Beijing imposed a security law on Hong Kong in June 2020 in response to months of often violent anti-government and anti-China protests in 2019 that put the global financial hub more firmly on an authoritarian path.
The Education Bureau’s guidelines, released late on Thursday, show that Beijing’s plans for the semi-autonomous Hong Kong go beyond quashing dissent, and aim for a societal overhaul to bring its most restive city more in line with the Communist Party-ruled mainland.
“National security is of great importance. Teachers should not treat it as if it is a controversial issue for discussion as usual,” the guidelines said.
Teachers should “clearly point out that safeguarding national security is the responsibility of all nationals and that as far as national security is concerned, there is no room for debate or compromise”.
After the 2019 protests in which many of the demonstrators were teenagers, Chinese leaders turned to re-education in a bid to tame the city’s youth and make them loyal citizens.
Head of the Professional Teachers’ Union, Ip Kin-yuen, said the guidelines would cause “uncertainty, ambiguity and anxiety” for teachers and enforce a “restrictive and suppressive” education style that does not foster student development and independent thinking.

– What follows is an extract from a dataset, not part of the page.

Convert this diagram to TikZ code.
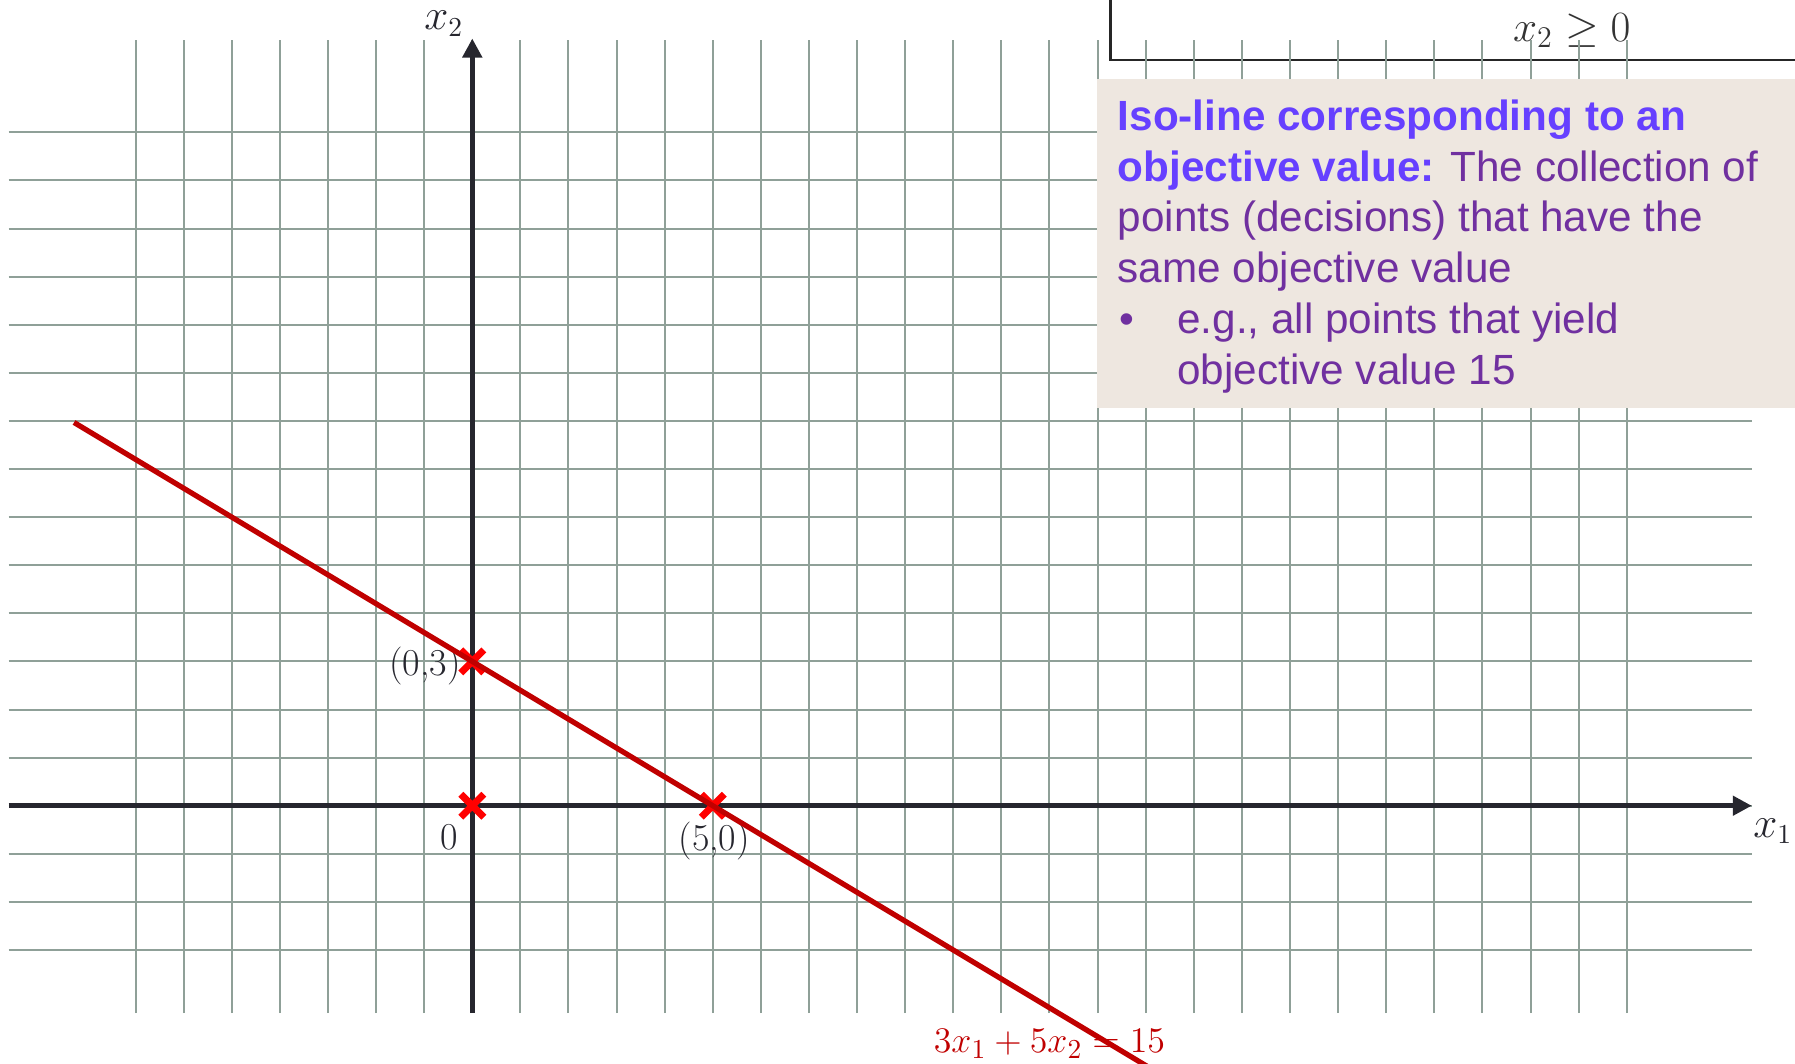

Raymond Yeung, a former teacher partially blinded by a projectile during 2019 protests, described the guidelines as “one dimensional, if not brainwashing”.
Wong, mother of primary school children, said the law was “clamping down on people’s individual thoughts” and adding national security to the curricula created a climate of fear.
“I am angry. They shouldn’t be bringing this into classrooms,” said Wong, who declined to give her first name due to the sensitivity of the issue.
However, not all parents were opposed to the changes.
“It’s a good start, no matter who you are and where are you from, you have to love your country,” said Feng, mother of a six-year-old.